┏━━

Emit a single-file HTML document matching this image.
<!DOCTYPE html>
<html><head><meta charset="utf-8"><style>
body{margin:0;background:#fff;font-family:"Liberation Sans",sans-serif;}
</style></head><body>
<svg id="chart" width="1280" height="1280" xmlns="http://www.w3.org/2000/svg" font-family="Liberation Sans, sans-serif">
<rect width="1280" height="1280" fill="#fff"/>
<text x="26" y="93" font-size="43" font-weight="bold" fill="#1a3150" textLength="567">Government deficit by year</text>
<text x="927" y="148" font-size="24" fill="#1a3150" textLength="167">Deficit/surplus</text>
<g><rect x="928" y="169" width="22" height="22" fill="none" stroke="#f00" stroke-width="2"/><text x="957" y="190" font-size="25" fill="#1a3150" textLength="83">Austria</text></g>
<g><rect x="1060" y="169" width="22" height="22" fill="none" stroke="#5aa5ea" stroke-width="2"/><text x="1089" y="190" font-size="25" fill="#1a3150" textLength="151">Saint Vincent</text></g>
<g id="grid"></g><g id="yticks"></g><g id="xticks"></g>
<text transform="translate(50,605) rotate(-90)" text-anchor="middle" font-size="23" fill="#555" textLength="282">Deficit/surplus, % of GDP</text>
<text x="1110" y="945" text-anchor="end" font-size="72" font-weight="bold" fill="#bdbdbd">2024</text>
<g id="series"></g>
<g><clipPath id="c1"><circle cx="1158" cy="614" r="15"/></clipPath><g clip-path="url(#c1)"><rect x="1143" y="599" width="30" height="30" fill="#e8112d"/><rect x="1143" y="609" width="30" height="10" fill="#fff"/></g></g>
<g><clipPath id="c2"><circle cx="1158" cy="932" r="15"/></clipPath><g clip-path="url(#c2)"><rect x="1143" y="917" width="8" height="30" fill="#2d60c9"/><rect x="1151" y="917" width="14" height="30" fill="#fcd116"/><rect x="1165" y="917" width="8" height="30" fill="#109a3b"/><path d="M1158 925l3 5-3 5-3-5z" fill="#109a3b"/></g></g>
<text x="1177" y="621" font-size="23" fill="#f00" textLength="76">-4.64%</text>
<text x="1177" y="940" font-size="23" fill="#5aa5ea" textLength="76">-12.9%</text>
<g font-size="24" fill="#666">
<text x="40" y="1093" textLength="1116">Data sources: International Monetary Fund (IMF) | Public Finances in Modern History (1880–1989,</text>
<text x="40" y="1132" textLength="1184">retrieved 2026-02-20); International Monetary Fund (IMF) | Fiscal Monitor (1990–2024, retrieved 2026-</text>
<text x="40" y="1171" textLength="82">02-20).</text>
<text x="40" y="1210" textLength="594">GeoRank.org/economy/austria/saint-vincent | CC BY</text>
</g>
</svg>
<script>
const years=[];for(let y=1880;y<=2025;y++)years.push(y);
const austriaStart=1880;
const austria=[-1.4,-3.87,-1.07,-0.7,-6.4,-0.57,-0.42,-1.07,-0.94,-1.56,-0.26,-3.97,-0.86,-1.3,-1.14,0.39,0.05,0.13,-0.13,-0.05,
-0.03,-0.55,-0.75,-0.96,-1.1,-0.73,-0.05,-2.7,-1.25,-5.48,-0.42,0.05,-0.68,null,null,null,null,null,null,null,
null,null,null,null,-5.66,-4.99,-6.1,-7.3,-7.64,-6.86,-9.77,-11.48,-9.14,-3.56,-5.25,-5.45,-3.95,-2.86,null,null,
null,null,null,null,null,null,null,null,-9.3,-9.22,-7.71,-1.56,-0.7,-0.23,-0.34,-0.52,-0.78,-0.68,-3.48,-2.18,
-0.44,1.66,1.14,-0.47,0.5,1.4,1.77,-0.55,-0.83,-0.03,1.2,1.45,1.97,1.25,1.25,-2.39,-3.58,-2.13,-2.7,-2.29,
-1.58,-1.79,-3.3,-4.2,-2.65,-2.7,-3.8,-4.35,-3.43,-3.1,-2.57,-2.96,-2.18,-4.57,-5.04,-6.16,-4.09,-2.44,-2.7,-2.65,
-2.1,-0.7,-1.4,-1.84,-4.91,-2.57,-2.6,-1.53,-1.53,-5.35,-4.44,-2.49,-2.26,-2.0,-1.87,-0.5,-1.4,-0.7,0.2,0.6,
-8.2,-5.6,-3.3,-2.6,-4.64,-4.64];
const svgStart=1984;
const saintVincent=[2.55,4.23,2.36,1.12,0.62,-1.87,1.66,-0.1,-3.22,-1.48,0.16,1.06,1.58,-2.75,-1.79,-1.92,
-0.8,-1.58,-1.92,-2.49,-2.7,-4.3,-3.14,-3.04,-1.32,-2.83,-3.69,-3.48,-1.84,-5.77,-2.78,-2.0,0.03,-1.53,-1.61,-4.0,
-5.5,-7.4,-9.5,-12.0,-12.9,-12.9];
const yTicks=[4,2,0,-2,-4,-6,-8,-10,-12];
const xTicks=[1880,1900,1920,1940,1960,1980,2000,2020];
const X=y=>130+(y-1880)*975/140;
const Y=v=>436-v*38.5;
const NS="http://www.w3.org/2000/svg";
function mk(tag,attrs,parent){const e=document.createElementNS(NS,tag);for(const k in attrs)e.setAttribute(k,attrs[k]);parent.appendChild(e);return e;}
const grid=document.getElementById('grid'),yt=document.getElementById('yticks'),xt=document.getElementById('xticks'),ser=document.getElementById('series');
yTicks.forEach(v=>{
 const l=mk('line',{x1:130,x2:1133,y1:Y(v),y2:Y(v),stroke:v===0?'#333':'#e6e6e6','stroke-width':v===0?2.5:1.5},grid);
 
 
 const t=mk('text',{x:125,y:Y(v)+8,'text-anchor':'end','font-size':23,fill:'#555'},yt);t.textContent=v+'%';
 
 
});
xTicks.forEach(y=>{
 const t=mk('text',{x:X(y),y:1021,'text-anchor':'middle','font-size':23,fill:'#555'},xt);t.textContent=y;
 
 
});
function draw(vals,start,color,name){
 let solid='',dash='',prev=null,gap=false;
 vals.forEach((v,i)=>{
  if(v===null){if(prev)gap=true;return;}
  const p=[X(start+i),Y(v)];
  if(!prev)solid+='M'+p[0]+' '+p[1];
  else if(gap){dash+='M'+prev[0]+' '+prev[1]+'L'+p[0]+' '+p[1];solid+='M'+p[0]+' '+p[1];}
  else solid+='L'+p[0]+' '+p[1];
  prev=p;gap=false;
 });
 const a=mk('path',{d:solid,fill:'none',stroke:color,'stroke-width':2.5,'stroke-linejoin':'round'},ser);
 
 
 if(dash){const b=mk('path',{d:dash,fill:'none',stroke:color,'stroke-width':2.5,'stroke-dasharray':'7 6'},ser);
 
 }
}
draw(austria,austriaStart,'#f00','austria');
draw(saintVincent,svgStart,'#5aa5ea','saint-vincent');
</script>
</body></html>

┗━━
┏━━

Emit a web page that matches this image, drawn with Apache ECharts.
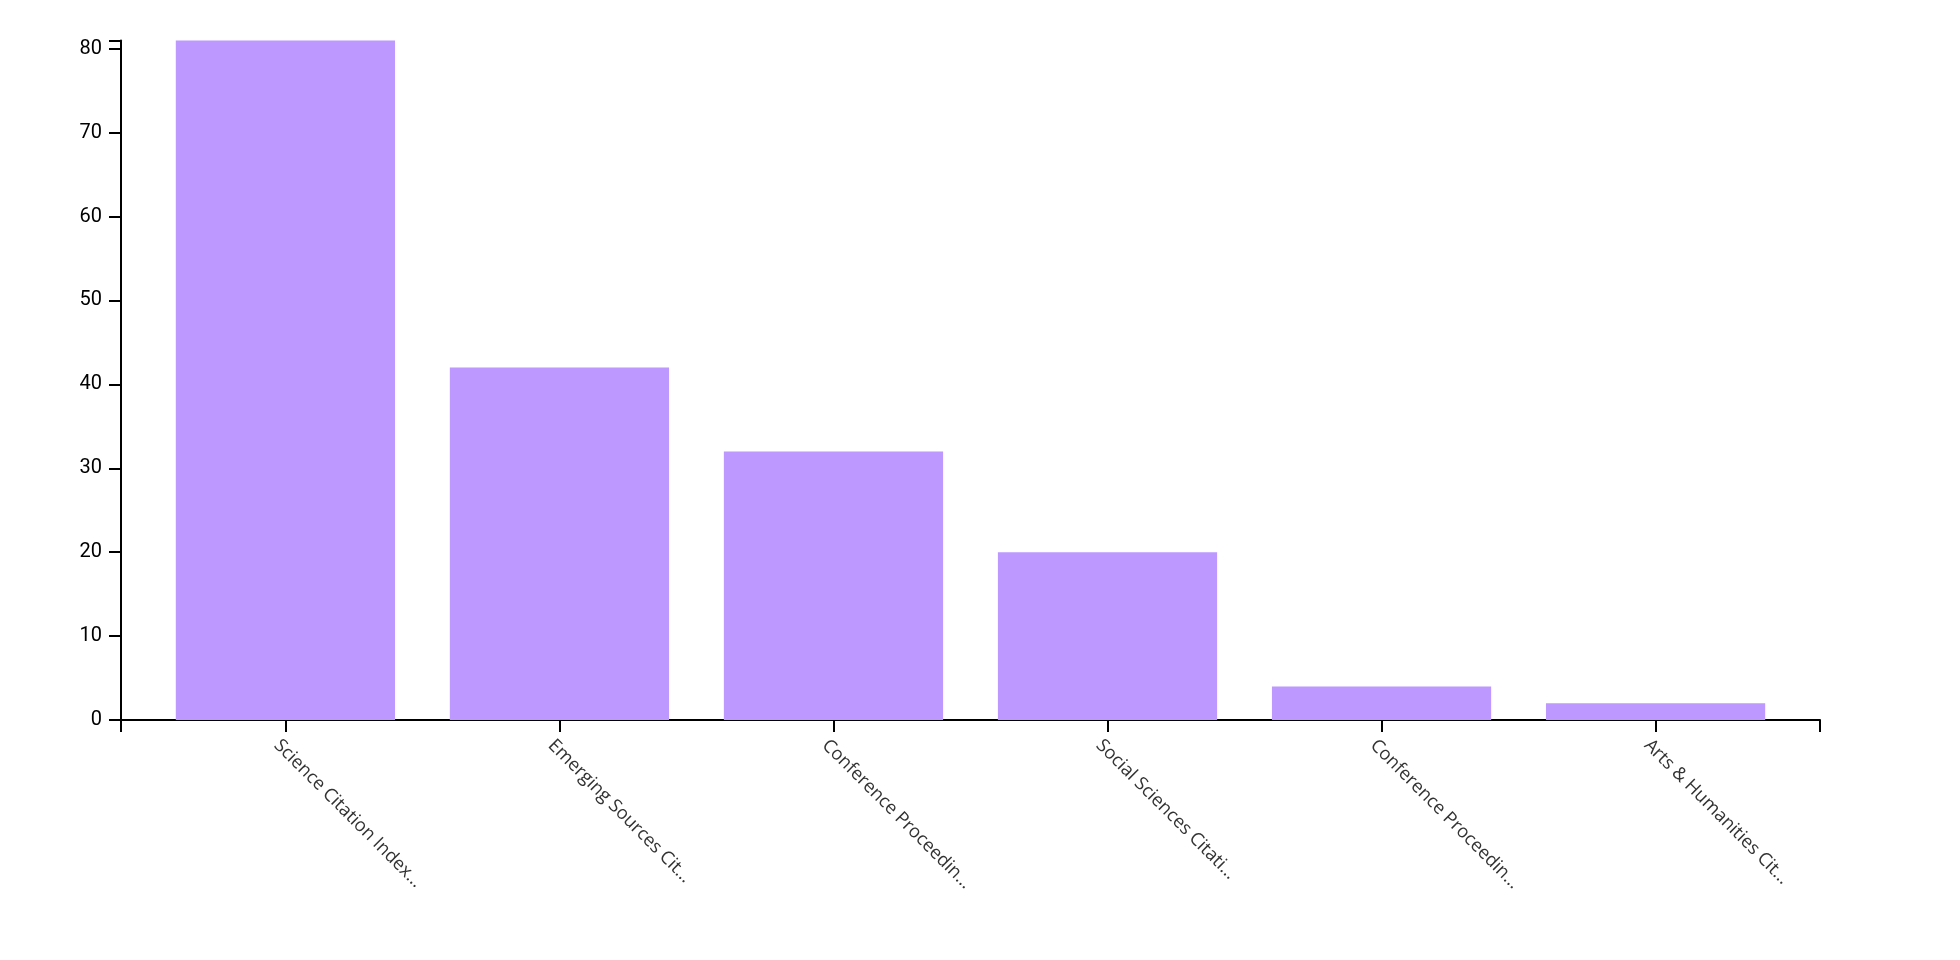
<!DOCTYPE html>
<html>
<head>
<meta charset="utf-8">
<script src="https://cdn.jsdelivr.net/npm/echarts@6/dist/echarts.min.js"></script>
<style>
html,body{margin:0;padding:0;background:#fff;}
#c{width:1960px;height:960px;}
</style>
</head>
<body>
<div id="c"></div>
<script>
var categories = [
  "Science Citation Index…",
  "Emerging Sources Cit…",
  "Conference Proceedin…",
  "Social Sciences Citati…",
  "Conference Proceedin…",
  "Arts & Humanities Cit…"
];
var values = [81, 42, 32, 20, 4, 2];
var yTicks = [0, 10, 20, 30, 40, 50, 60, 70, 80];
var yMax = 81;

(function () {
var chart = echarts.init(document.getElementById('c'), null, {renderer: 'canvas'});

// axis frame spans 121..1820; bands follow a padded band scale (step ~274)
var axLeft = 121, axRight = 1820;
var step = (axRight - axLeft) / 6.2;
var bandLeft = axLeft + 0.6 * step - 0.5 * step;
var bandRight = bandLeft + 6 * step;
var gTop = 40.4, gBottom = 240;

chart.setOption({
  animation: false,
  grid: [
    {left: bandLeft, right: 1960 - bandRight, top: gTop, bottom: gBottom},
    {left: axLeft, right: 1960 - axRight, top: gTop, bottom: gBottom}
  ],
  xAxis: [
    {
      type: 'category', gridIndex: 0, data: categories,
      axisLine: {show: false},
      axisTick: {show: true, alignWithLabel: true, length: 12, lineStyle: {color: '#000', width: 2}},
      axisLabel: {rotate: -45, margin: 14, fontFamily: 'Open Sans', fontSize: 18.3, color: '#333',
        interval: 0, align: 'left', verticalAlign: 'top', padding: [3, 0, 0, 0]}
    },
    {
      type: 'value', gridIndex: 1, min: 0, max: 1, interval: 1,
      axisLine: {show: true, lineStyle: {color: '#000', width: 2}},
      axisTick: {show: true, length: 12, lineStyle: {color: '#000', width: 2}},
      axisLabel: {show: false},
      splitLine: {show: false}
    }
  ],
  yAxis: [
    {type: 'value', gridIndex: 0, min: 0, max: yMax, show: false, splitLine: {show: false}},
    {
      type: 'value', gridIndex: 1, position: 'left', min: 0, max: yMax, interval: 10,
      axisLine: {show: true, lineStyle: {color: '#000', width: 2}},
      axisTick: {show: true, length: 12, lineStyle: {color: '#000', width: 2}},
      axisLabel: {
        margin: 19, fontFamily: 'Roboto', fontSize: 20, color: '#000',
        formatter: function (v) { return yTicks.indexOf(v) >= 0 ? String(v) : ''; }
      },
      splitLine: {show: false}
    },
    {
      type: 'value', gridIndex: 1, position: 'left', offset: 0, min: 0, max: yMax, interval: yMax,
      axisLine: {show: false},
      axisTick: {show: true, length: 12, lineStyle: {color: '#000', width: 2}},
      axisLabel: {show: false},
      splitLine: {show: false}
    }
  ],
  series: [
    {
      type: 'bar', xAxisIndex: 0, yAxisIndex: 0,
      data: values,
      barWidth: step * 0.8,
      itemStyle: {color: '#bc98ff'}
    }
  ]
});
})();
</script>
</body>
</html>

┗━━
┏━━

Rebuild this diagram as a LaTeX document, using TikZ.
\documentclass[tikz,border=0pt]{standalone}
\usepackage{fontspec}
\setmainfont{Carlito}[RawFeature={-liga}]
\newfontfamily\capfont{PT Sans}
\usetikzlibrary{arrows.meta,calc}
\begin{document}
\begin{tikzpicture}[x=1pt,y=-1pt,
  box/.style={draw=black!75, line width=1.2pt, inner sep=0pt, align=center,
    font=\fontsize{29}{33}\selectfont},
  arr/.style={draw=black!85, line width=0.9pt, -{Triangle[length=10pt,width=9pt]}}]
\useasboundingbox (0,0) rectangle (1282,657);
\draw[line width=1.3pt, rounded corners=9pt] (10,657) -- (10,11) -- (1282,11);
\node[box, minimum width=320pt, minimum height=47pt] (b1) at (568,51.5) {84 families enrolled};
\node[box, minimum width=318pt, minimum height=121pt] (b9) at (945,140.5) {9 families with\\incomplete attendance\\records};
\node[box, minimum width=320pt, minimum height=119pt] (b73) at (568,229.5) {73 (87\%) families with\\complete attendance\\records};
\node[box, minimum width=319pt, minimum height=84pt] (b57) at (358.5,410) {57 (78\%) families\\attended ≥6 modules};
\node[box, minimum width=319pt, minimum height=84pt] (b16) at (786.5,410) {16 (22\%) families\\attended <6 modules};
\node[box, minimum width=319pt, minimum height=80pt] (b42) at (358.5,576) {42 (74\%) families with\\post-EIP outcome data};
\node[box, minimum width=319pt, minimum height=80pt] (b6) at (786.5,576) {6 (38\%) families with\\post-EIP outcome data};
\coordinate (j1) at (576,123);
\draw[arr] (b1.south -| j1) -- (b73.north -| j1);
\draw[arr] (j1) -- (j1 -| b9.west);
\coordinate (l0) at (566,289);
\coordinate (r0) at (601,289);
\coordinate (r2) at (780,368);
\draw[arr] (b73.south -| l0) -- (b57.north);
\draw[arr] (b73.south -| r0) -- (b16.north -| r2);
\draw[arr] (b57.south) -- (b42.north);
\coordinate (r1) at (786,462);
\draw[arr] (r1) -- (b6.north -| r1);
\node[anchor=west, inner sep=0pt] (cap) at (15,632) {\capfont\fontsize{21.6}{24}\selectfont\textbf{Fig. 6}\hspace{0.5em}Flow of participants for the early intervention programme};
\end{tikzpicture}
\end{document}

┗━━

In the listing above, find the line with "Emit a web page" and the line with "var gTop = 40.4, gBottom = 240;". Set down both and every line between them, minus the pictures.

▶ [Final answer]:
Emit a web page that matches this image, drawn with Apache ECharts.
<!DOCTYPE html>
<html>
<head>
<meta charset="utf-8">
<script src="https://cdn.jsdelivr.net/npm/echarts@6/dist/echarts.min.js"></script>
<style>
html,body{margin:0;padding:0;background:#fff;}
#c{width:1960px;height:960px;}
</style>
</head>
<body>
<div id="c"></div>
<script>
var categories = [
  "Science Citation Index…",
  "Emerging Sources Cit…",
  "Conference Proceedin…",
  "Social Sciences Citati…",
  "Conference Proceedin…",
  "Arts & Humanities Cit…"
];
var values = [81, 42, 32, 20, 4, 2];
var yTicks = [0, 10, 20, 30, 40, 50, 60, 70, 80];
var yMax = 81;

(function () {
var chart = echarts.init(document.getElementById('c'), null, {renderer: 'canvas'});

// axis frame spans 121..1820; bands follow a padded band scale (step ~274)
var axLeft = 121, axRight = 1820;
var step = (axRight - axLeft) / 6.2;
var bandLeft = axLeft + 0.6 * step - 0.5 * step;
var bandRight = bandLeft + 6 * step;
var gTop = 40.4, gBottom = 240;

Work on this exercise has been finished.